Keawe digs in his jeans pocket and pulls out hair-cutting scissors in a clear plastic sleeve.
Of course he has scissors with him. I’ve never met such a carefully disheveled man who is neither pretentious nor oblivious to his looks. But there is something about his hair. Wavy and black. When we started sleeping over at each other’s houses, I watched with interest when he wet it down each morning, wanting it to look a bit tame, but not entirely so. He doesn’t go to barber shops, preferring instead to trim sections in a kind of continual upkeep. It’s not a money thing. A haircut at Fantastic Sam’s is $15 and I’ve learned, during our few months of hanging out since school started, that he’ll spend that much on a meal, even on a student budget. Maybe it’s a kind of vanity. The thought makes me like him more. I feel like I’ve figured out this thing about him that other folks don’t know.
Keawe palms the scissors, shoves its naked blades back into his pocket, and hands the sleeve to me.
I crouch down and ease the bee onto the rigid plastic. I stand up to make my way to the door, but the bee drops, slamming against dingy linoleum. I crouch down and repeat the process, but the bee falls a second and then a third time. I feel the weight of its bee body thud on impact every time, so straight does it drop, so without resistance. I watch it try to crawl, and I want to cry. There’s a problem in the wings.
After several attempts, I finally push open the store’s door with the bee balanced safely on the scissor sleeve. Keawe is lost in the rows of slick covers, hasn’t noticed yet that I’ve left the store. I cup the bee like a flame. I cross the small alleyway off 12th Avenue, away from the mayhem of Waiʻalae Avenue, Kaimukī’s whooshing thoroughfare. I feel the wetness in the air again, notice the dark clouds racing across the bright green spine of the Ko‘olau mountains. I look down at the bee, trembling on the scissor sleeve, and wonder if it will make it through rain.
I’ve learned that Hawaiʻi’s spring sun showers are not like New York’s sudden downpours, which unleash like a fire hose. We’ll get a brief rain-mist. The sun will steam up any puddles left behind. Nobody will bother with umbrellas.
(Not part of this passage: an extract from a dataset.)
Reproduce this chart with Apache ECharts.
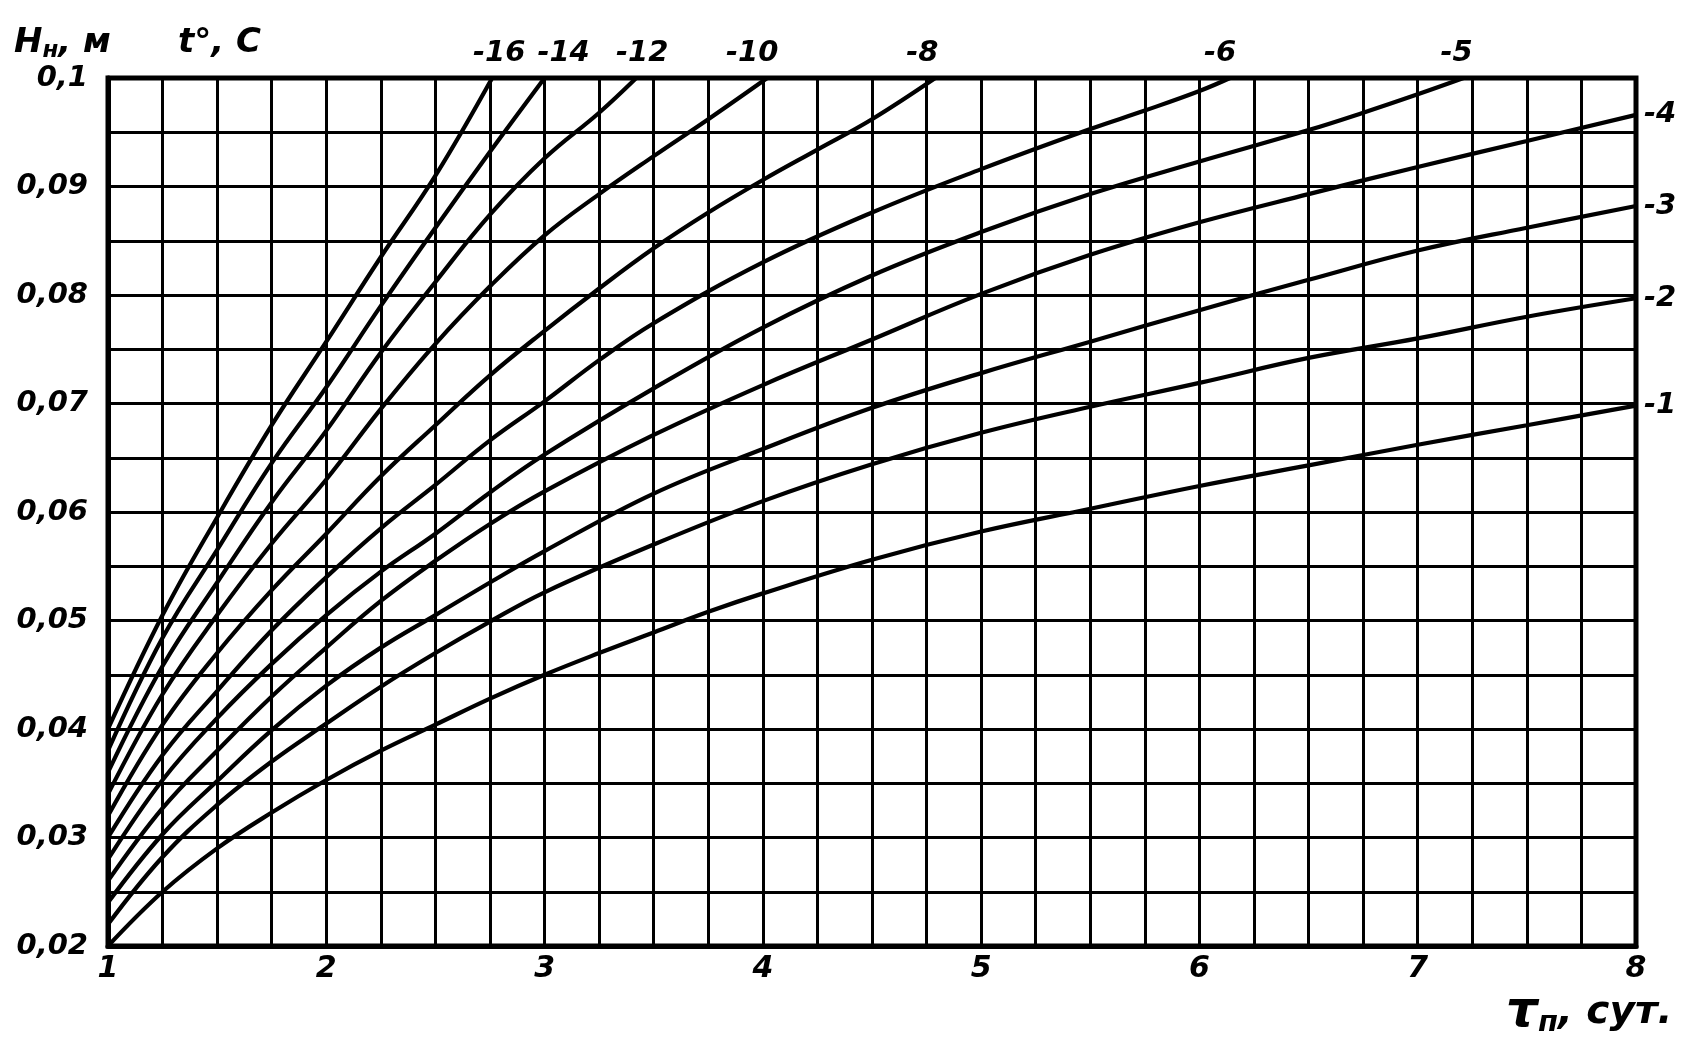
<!DOCTYPE html>
<html>
<head>
<meta charset="utf-8">
<script src="https://cdn.jsdelivr.net/npm/echarts@6/dist/echarts.min.js"></script>
<style>
html,body{margin:0;padding:0;background:#fff;}
#chart{width:1707px;height:1061px;}
</style>
</head>
<body>
<div id="chart"></div>
<script>
// Curve names (air temperature, °C)
const curveNames = ['-1', '-2', '-3', '-4', '-5', '-6', '-8', '-10', '-12', '-14', '-16'];

// Each curve: [tau (days), H (m)]
const curveM1 = [[1,0.020],[1.25,0.0250],[1.5,0.0290],[1.75,0.0323],[2,0.0353],[2.25,0.0380],[2.5,0.0404],[2.75,0.0428],[3,0.0450],[3.25,0.0470],[3.5,0.0489],[3.75,0.0508],[4,0.0525],[4.5,0.0556],[5,0.0582],[5.5,0.0603],[6,0.0624],[6.5,0.0643],[7,0.0662],[7.5,0.0680],[8,0.0698]];
const curveM2 = [[1,0.022],[1.25,0.0282],[1.5,0.033],[1.75,0.037],[2,0.0405],[2.25,0.0439],[2.5,0.047],[2.75,0.0499],[3,0.0526],[3.5,0.0570],[4,0.0610],[4.5,0.0644],[5,0.0673],[5.5,0.0697],[6,0.0719],[6.5,0.0742],[7,0.0760],[7.5,0.0780],[8,0.0797]];
const curveM3 = [[1,0.024],[1.25,0.0303],[1.5,0.0352],[1.75,0.0399],[2,0.044],[2.25,0.0475],[2.5,0.0505],[2.75,0.0535],[3,0.0564],[3.5,0.0617],[4,0.0658],[4.5,0.0696],[5,0.0728],[5.5,0.0757],[6,0.0786],[6.5,0.0814],[7,0.0841],[7.5,0.0862],[8,0.0882]];
const curveM4 = [[1,0.026],[1.25,0.0327],[1.5,0.038],[1.75,0.043],[2,0.0475],[2.25,0.0518],[2.5,0.0555],[2.75,0.0589],[3,0.0619],[3.5,0.0671],[4,0.0717],[4.5,0.0759],[5,0.0801],[5.5,0.0837],[6,0.0867],[6.5,0.0893],[7,0.0918],[7.5,0.0942],[8,0.0966]];
const curveM5 = [[1,0.028],[1.25,0.0353],[1.5,0.041],[1.75,0.046],[2,0.0505],[2.25,0.0545],[2.5,0.058],[2.75,0.0618],[3,0.0653],[3.5,0.0714],[4,0.0770],[4.5,0.0818],[5,0.0858],[5.5,0.0893],[6,0.0923],[6.5,0.0952],[6.75,0.0968],[7,0.0985],[7.21,0.1]];
const curveM6 = [[1,0.030],[1.25,0.0376],[1.5,0.0435],[1.75,0.0491],[2,0.054],[2.25,0.0585],[2.5,0.0625],[2.75,0.0666],[3,0.0702],[3.25,0.0740],[3.5,0.0774],[4,0.0830],[4.5,0.0876],[5,0.0916],[5.5,0.0953],[5.75,0.0970],[6,0.0988],[6.14,0.1]];
const curveM8 = [[1,0.032],[1.25,0.0404],[1.5,0.047],[1.75,0.0528],[2,0.058],[2.25,0.0633],[2.5,0.068],[2.75,0.0726],[3,0.0767],[3.25,0.0806],[3.5,0.0843],[3.75,0.0876],[4,0.0906],[4.25,0.0934],[4.5,0.0962],[4.79,0.1]];
const curveM10 = [[1,0.034],[1.25,0.0432],[1.5,0.0505],[1.75,0.0571],[2,0.063],[2.25,0.0695],[2.5,0.0755],[2.75,0.0808],[3,0.0855],[3.25,0.0893],[3.5,0.0928],[3.75,0.0962],[4.02,0.1]];
const curveM12 = [[1,0.036],[1.25,0.0458],[1.5,0.0535],[1.75,0.0609],[2,0.0675],[2.25,0.0747],[2.5,0.0812],[2.75,0.0874],[3,0.0926],[3.25,0.0968],[3.42,0.1]];
const curveM14 = [[1,0.038],[1.25,0.0484],[1.5,0.0565],[1.75,0.0645],[2,0.0715],[2.25,0.079],[2.5,0.0862],[2.75,0.0932],[3,0.1]];
const curveM16 = [[1,0.040],[1.25,0.0505],[1.5,0.0595],[1.75,0.068],[2,0.0757],[2.25,0.0835],[2.5,0.091],[2.76,0.1]];

const curves = [curveM1, curveM2, curveM3, curveM4, curveM5, curveM6, curveM8, curveM10, curveM12, curveM14, curveM16];

// Label nudges (px) for the curve-end labels, as printed
const labelNudge = [[0,0],[0,0],[0,0],[0,0],[-7,0],[-10,0],[-13,0],[-15,0],[6,0],[19,0],[7,0]];

// Tick labels
const xTickValues = [1, 2, 3, 4, 5, 6, 7, 8];
const xTickText = ['1', '2', '3', '4', '5', '6', '7', '8'];
const yTickValues = [0.02, 0.03, 0.04, 0.05, 0.06, 0.07, 0.08, 0.09, 0.1];
const yTickText = ['0,02', '0,03', '0,04', '0,05', '0,06', '0,07', '0,08', '0,09', '0,1'];

const FONT = '"DejaVu Sans", sans-serif';
const txt = { fontFamily: FONT, fontStyle: 'italic', fontWeight: 'bold', color: '#000' };

function findTick(v, vals, texts) {
  for (let i = 0; i < vals.length; i++) {
    if (Math.abs(v - vals[i]) < 1e-7) return texts[i];
  }
  return '';
}

const chart = echarts.init(document.getElementById('chart'), null, { renderer: 'canvas' });

const series = curves.map((pts, i) => {
  const last = pts[pts.length - 1];
  const endsOnTop = last[1] >= 0.1 - 1e-9;
  return {
    type: 'line',
    name: curveNames[i],
    data: pts.map((p, j) => j === pts.length - 1
      ? { value: p, label: { show: true, position: endsOnTop ? 'top' : 'right', distance: endsOnTop ? 10 : 8, offset: labelNudge[i], formatter: curveNames[i] } }
      : p),
    smooth: 0.4,
    showSymbol: true,
    showAllSymbol: true,
    symbol: 'circle',
    symbolSize: 0.01,
    itemStyle: { color: '#000' },
    lineStyle: { color: '#000', width: 4.2 },
    label: Object.assign({ show: false, fontSize: 29 }, txt),
    emphasis: { disabled: true },
    clip: false,
    silent: true,
    z: 5
  };
});

chart.setOption({
  animation: false,
  backgroundColor: '#fff',
  grid: {
    left: 108, right: 71, top: 78, bottom: 115,
    show: true, borderColor: '#000', borderWidth: 5, backgroundColor: 'transparent'
  },
  xAxis: {
    type: 'value',
    min: 1, max: 8, interval: 0.25,
    axisLine: { show: true, lineStyle: { color: '#000', width: 5 } },
    axisTick: { show: false },
    splitLine: { show: true, lineStyle: { color: '#000', width: 3 } },
    axisLabel: Object.assign({
      fontSize: 30, margin: 8,
      formatter: v => findTick(v, xTickValues, xTickText)
    }, txt)
  },
  yAxis: {
    type: 'value',
    min: 0.02, max: 0.1, interval: 0.005,
    axisLine: { show: true, lineStyle: { color: '#000', width: 5 } },
    axisTick: { show: false },
    splitLine: { show: true, lineStyle: { color: '#000', width: 3 } },
    axisLabel: Object.assign({
      fontSize: 29, margin: 20,
      formatter: v => findTick(v, yTickValues, yTickText)
    }, txt)
  },
  graphic: [
    {
      type: 'text', left: 14, top: 26,
      style: {
        text: '{a|H}{s|н}{a|, м}',
        rich: {
          a: Object.assign({ fontSize: 34 }, txt, { fill: '#000' }),
          s: Object.assign({ fontSize: 23, padding: [16, 0, 0, 0] }, txt, { fill: '#000' })
        },
        fill: '#000'
      }
    },
    {
      type: 'text', left: 178, top: 26,
      style: Object.assign({ text: 't°, C', fontSize: 34, fill: '#000' }, txt, { fill: '#000' })
    },
    {
      type: 'text', left: 1506, top: 988,
      style: {
        text: '{a|τ}{s|п}{b|, сут.}',
        rich: {
          a: Object.assign({ fontSize: 50 }, txt, { fill: '#000' }),
          s: Object.assign({ fontSize: 29, padding: [20, 0, 0, 0] }, txt, { fill: '#000' }),
          b: Object.assign({ fontSize: 39 }, txt, { fill: '#000' })
        },
        fill: '#000'
      }
    }
  ],
  series: series
});
</script>
</body>
</html>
There might be a rainbow. This much I know, from having moved to this neighborhood, this valley, nine months before. The bee will have a shot, I decide.
I spot a planter with some promising greenery.
“Is 12th Avenue Grill around here?” comes an unidentified voice to my left.
“I think…” I fumble with the bee, which I’m trying to coax onto a fern. “Sorry, I’m just trying to—”
“Save the bees!” the man interjects happily. He holds up a frond and the bee wobbles its damaged body to safety. Success.
“Yes, thanks.” I laugh politely, watching the bee teeter unsteadily. I am feeling uncertain, again, if it will survive. “Sorry. It’s around here somewhere, but I’m not super familiar with this block. I think there’s a sign—”
I look up to find that the man is now halfway down the short road ahead of me. Before crossing back to Gecko’s, where Keawe stands in the doorway looking at me with a smile that makes my heart thud, I remember for perhaps the first time since I left New York what it feels like to be stranded in the middle of my sentence.
This time, with mist dropping like a cool veil on hot skin, I decide I don’t mind.